What you will do: Return the material word for word. Do not include the pictures.

|---|

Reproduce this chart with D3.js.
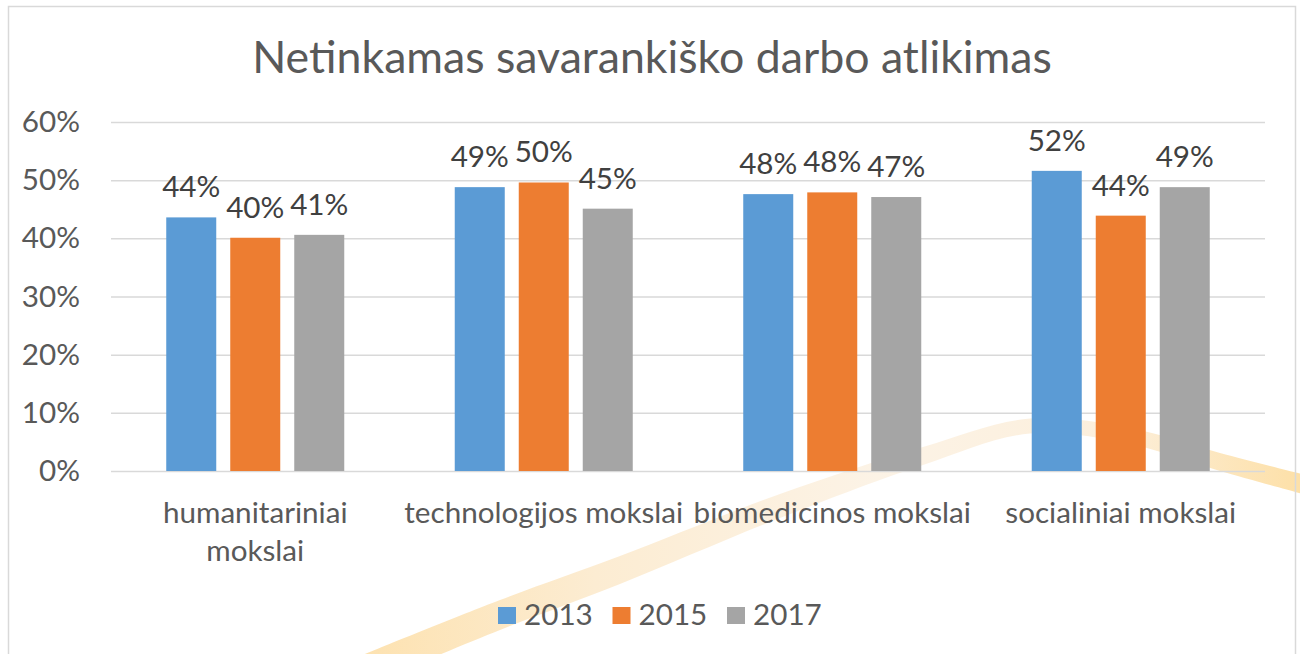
<!DOCTYPE html>
<html>
<head>
    <meta charset="utf-8">
    <title>Netinkamas savarankiško darbo atlikimas</title>
    <script src="https://d3js.org/d3.v7.min.js"></script>
    <style>
        body { margin: 0; background: #fff; }
        text { font-family: Lato, "Open Sans", sans-serif; }
    </style>
</head>
<body>
<script>
    var width = 1300, height = 654;

    // data
    var categories = ["humanitariniai mokslai", "technologijos mokslai", "biomedicinos mokslai", "socialiniai mokslai"];
    var years = ["2013", "2015", "2017"];
    var values2013 = [0.436, 0.488, 0.476, 0.516];
    var values2015 = [0.401, 0.496, 0.479, 0.439];
    var values2017 = [0.406, 0.451, 0.471, 0.488];
    var yTicks = [0, 0.1, 0.2, 0.3, 0.4, 0.5, 0.6];
    var colors = ["#5b9bd5", "#ed7d31", "#a5a5a5"];

    var series = [values2013, values2015, values2017];

    var svg = d3.select("body").append("svg")
        .attr("width", width)
        .attr("height", height);

    var defs = svg.append("defs");
    var swooshGrad = defs.append("linearGradient").attr("id", "swoosh")
        .attr("gradientUnits", "userSpaceOnUse")
        .attr("x1", 360).attr("y1", 0).attr("x2", 1300).attr("y2", 0);
    swooshGrad.append("stop").attr("offset", "0%").attr("stop-color", "#fde2b0");
    swooshGrad.append("stop").attr("offset", "25%").attr("stop-color", "#fcecd2");
    swooshGrad.append("stop").attr("offset", "55%").attr("stop-color", "#fcf3e6");
    swooshGrad.append("stop").attr("offset", "80%").attr("stop-color", "#fcefdc");
    swooshGrad.append("stop").attr("offset", "100%").attr("stop-color", "#fde0a8");

    // decorative background band
    var swooshPts = [[360, 672, 32], [500, 615, 30], [620, 570, 28], [780, 506, 24],
                     [923, 456, 18], [1030, 426, 15], [1130, 436, 16], [1220, 462, 18], [1310, 486, 20]];
    var swooshArea = d3.area()
        .x(function(d) { return d[0]; })
        .y0(function(d) { return d[1] - d[2] / 2; })
        .y1(function(d) { return d[1] + d[2] / 2; })
        .curve(d3.curveCatmullRom);
    svg.append("path")
        .attr("d", swooshArea(swooshPts))
        .attr("fill", "url(#swoosh)");

    // chart border
    svg.append("rect")
        .attr("x", 8.5).attr("y", 6.5)
        .attr("width", 1287).attr("height", 700)
        .attr("fill", "none")
        .attr("stroke", "#d9d9d9")
        .attr("stroke-width", 1.5);

    var plotLeft = 111, plotRight = 1265, plotTop = 122, plotBottom = 471;

    var x0 = d3.scaleBand().domain(categories).range([plotLeft, plotRight])
        .paddingInner(0.383).paddingOuter(0.1915);
    var x1 = d3.scaleBand().domain(years).range([0, x0.bandwidth()])
        .paddingInner(14 / 64);
    var y = d3.scaleLinear().domain([0, 0.6]).range([plotBottom, plotTop]);
    var pct = d3.format(".0%");

    // font sizing: fit the widths measured in the reference
    function fitSize(str, base, target) {
        var t = svg.append("text").attr("font-size", base).text(str);
        var w = t.node().getComputedTextLength();
        t.remove();
        return base * target / w;
    }
    var bodySize = fitSize("socialiniai mokslai", 28, 231);
    var titleSize = fitSize("Netinkamas savarankiško darbo atlikimas", 44, 800);

    svg.append("text")
        .attr("x", 652).attr("y", 73)
        .attr("text-anchor", "middle")
        .attr("font-size", titleSize)
        .attr("fill", "#595959")
        .text("Netinkamas savarankiško darbo atlikimas");

    // gridlines + y axis labels
    var yAxis = d3.axisLeft(y).tickValues(yTicks).tickFormat(pct)
        .tickSize(-(plotRight - plotLeft)).tickPadding(31);
    var yg = svg.append("g").attr("transform", "translate(" + plotLeft + ",0)").call(yAxis);
    yg.select(".domain").remove();
    yg.selectAll(".tick line").attr("stroke", "#d9d9d9").attr("stroke-width", 1.5);
    yg.selectAll(".tick text")
        .attr("font-size", bodySize)
        .attr("font-family", "Lato, 'Open Sans', sans-serif")
        .attr("fill", "#595959");

    // bars
    var groups = svg.selectAll("g.cat").data(categories).enter().append("g")
        .attr("class", "cat")
        .attr("transform", function(d) { return "translate(" + x0(d) + ",0)"; });

    groups.selectAll("rect").data(function(d, i) {
        return years.map(function(yr, j) { return { year: yr, value: series[j][i], k: j }; });
    }).enter().append("rect")
        .attr("x", function(d) { return x1(d.year); })
        .attr("y", function(d) { return y(d.value); })
        .attr("width", x1.bandwidth())
        .attr("height", function(d) { return plotBottom - y(d.value); })
        .attr("fill", function(d) { return colors[d.k]; });

    groups.selectAll("text.lbl").data(function(d, i) {
        return years.map(function(yr, j) { return { year: yr, value: series[j][i] }; });
    }).enter().append("text")
        .attr("class", "lbl")
        .attr("x", function(d) { return x1(d.year) + x1.bandwidth() / 2; })
        .attr("y", function(d) { return y(d.value) - 20; })
        .attr("text-anchor", "middle")
        .attr("font-size", bodySize)
        .attr("fill", "#404040")
        .text(function(d) { return pct(d.value); });

    // category labels, wrapped when wider than the band step
    var maxW = x0.step();
    categories.forEach(function(c) {
        var t = svg.append("text")
            .attr("text-anchor", "middle")
            .attr("font-size", bodySize)
            .attr("fill", "#595959")
            .attr("x", x0(c) + x0.bandwidth() / 2)
            .attr("y", 523);
        t.text(c);
        if (t.node().getComputedTextLength() > maxW) {
            var words = c.split(" ");
            t.text(null);
            words.forEach(function(w, i) {
                t.append("tspan")
                    .attr("x", x0(c) + x0.bandwidth() / 2)
                    .attr("dy", i === 0 ? 0 : 38)
                    .text(w);
            });
        }
    });

    // legend
    var legend = svg.selectAll("g.leg").data(years).enter().append("g")
        .attr("class", "leg")
        .attr("transform", function(d, i) { return "translate(" + (498 + i * 114.5) + ",607)"; });
    legend.append("rect")
        .attr("width", 18).attr("height", 17)
        .attr("fill", function(d, i) { return colors[i]; });
    legend.append("text")
        .attr("x", 26).attr("y", 18)
        .attr("font-size", bodySize)
        .attr("fill", "#595959")
        .text(function(d) { return d; });
</script>
</body>
</html>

|---|

Final result:
Reproduce this chart with D3.js.
<!DOCTYPE html>
<html>
<head>
    <meta charset="utf-8">
    <title>Netinkamas savarankiško darbo atlikimas</title>
    <script src="https://d3js.org/d3.v7.min.js"></script>
    <style>
        body { margin: 0; background: #fff; }
        text { font-family: Lato, "Open Sans", sans-serif; }
    </style>
</head>
<body>
<script>
    var width = 1300, height = 654;

    // data
    var categories = ["humanitariniai mokslai", "technologijos mokslai", "biomedicinos mokslai", "socialiniai mokslai"];
    var years = ["2013", "2015", "2017"];
    var values2013 = [0.436, 0.488, 0.476, 0.516];
    var values2015 = [0.401, 0.496, 0.479, 0.439];
    var values2017 = [0.406, 0.451, 0.471, 0.488];
    var yTicks = [0, 0.1, 0.2, 0.3, 0.4, 0.5, 0.6];
    var colors = ["#5b9bd5", "#ed7d31", "#a5a5a5"];

    var series = [values2013, values2015, values2017];

    var svg = d3.select("body").append("svg")
        .attr("width", width)
        .attr("height", height);

    var defs = svg.append("defs");
    var swooshGrad = defs.append("linearGradient").attr("id", "swoosh")
        .attr("gradientUnits", "userSpaceOnUse")
        .attr("x1", 360).attr("y1", 0).attr("x2", 1300).attr("y2", 0);
    swooshGrad.append("stop").attr("offset", "0%").attr("stop-color", "#fde2b0");
    swooshGrad.append("stop").attr("offset", "25%").attr("stop-color", "#fcecd2");
    swooshGrad.append("stop").attr("offset", "55%").attr("stop-color", "#fcf3e6");
    swooshGrad.append("stop").attr("offset", "80%").attr("stop-color", "#fcefdc");
    swooshGrad.append("stop").attr("offset", "100%").attr("stop-color", "#fde0a8");

    // decorative background band
    var swooshPts = [[360, 672, 32], [500, 615, 30], [620, 570, 28], [780, 506, 24],
                     [923, 456, 18], [1030, 426, 15], [1130, 436, 16], [1220, 462, 18], [1310, 486, 20]];
    var swooshArea = d3.area()
        .x(function(d) { return d[0]; })
        .y0(function(d) { return d[1] - d[2] / 2; })
        .y1(function(d) { return d[1] + d[2] / 2; })
        .curve(d3.curveCatmullRom);
    svg.append("path")
        .attr("d", swooshArea(swooshPts))
        .attr("fill", "url(#swoosh)");

    // chart border
    svg.append("rect")
        .attr("x", 8.5).attr("y", 6.5)
        .attr("width", 1287).attr("height", 700)
        .attr("fill", "none")
        .attr("stroke", "#d9d9d9")
        .attr("stroke-width", 1.5);

    var plotLeft = 111, plotRight = 1265, plotTop = 122, plotBottom = 471;

    var x0 = d3.scaleBand().domain(categories).range([plotLeft, plotRight])
        .paddingInner(0.383).paddingOuter(0.1915);
    var x1 = d3.scaleBand().domain(years).range([0, x0.bandwidth()])
        .paddingInner(14 / 64);
    var y = d3.scaleLinear().domain([0, 0.6]).range([plotBottom, plotTop]);
    var pct = d3.format(".0%");

    // font sizing: fit the widths measured in the reference
    function fitSize(str, base, target) {
        var t = svg.append("text").attr("font-size", base).text(str);
        var w = t.node().getComputedTextLength();
        t.remove();
        return base * target / w;
    }
    var bodySize = fitSize("socialiniai mokslai", 28, 231);
    var titleSize = fitSize("Netinkamas savarankiško darbo atlikimas", 44, 800);

    svg.append("text")
        .attr("x", 652).attr("y", 73)
        .attr("text-anchor", "middle")
        .attr("font-size", titleSize)
        .attr("fill", "#595959")
        .text("Netinkamas savarankiško darbo atlikimas");

    // gridlines + y axis labels
    var yAxis = d3.axisLeft(y).tickValues(yTicks).tickFormat(pct)
        .tickSize(-(plotRight - plotLeft)).tickPadding(31);
    var yg = svg.append("g").attr("transform", "translate(" + plotLeft + ",0)").call(yAxis);
    yg.select(".domain").remove();
    yg.selectAll(".tick line").attr("stroke", "#d9d9d9").attr("stroke-width", 1.5);
    yg.selectAll(".tick text")
        .attr("font-size", bodySize)
        .attr("font-family", "Lato, 'Open Sans', sans-serif")
        .attr("fill", "#595959");

    // bars
    var groups = svg.selectAll("g.cat").data(categories).enter().append("g")
        .attr("class", "cat")
        .attr("transform", function(d) { return "translate(" + x0(d) + ",0)"; });

    groups.selectAll("rect").data(function(d, i) {
        return years.map(function(yr, j) { return { year: yr, value: series[j][i], k: j }; });
    }).enter().append("rect")
        .attr("x", function(d) { return x1(d.year); })
        .attr("y", function(d) { return y(d.value); })
        .attr("width", x1.bandwidth())
        .attr("height", function(d) { return plotBottom - y(d.value); })
        .attr("fill", function(d) { return colors[d.k]; });

    groups.selectAll("text.lbl").data(function(d, i) {
        return years.map(function(yr, j) { return { year: yr, value: series[j][i] }; });
    }).enter().append("text")
        .attr("class", "lbl")
        .attr("x", function(d) { return x1(d.year) + x1.bandwidth() / 2; })
        .attr("y", function(d) { return y(d.value) - 20; })
        .attr("text-anchor", "middle")
        .attr("font-size", bodySize)
        .attr("fill", "#404040")
        .text(function(d) { return pct(d.value); });

    // category labels, wrapped when wider than the band step
    var maxW = x0.step();
    categories.forEach(function(c) {
        var t = svg.append("text")
            .attr("text-anchor", "middle")
            .attr("font-size", bodySize)
            .attr("fill", "#595959")
            .attr("x", x0(c) + x0.bandwidth() / 2)
            .attr("y", 523);
        t.text(c);
        if (t.node().getComputedTextLength() > maxW) {
            var words = c.split(" ");
            t.text(null);
            words.forEach(function(w, i) {
                t.append("tspan")
                    .attr("x", x0(c) + x0.bandwidth() / 2)
                    .attr("dy", i === 0 ? 0 : 38)
                    .text(w);
            });
        }
    });

    // legend
    var legend = svg.selectAll("g.leg").data(years).enter().append("g")
        .attr("class", "leg")
        .attr("transform", function(d, i) { return "translate(" + (498 + i * 114.5) + ",607)"; });
    legend.append("rect")
        .attr("width", 18).attr("height", 17)
        .attr("fill", function(d, i) { return colors[i]; });
    legend.append("text")
        .attr("x", 26).attr("y", 18)
        .attr("font-size", bodySize)
        .attr("fill", "#595959")
        .text(function(d) { return d; });
</script>
</body>
</html>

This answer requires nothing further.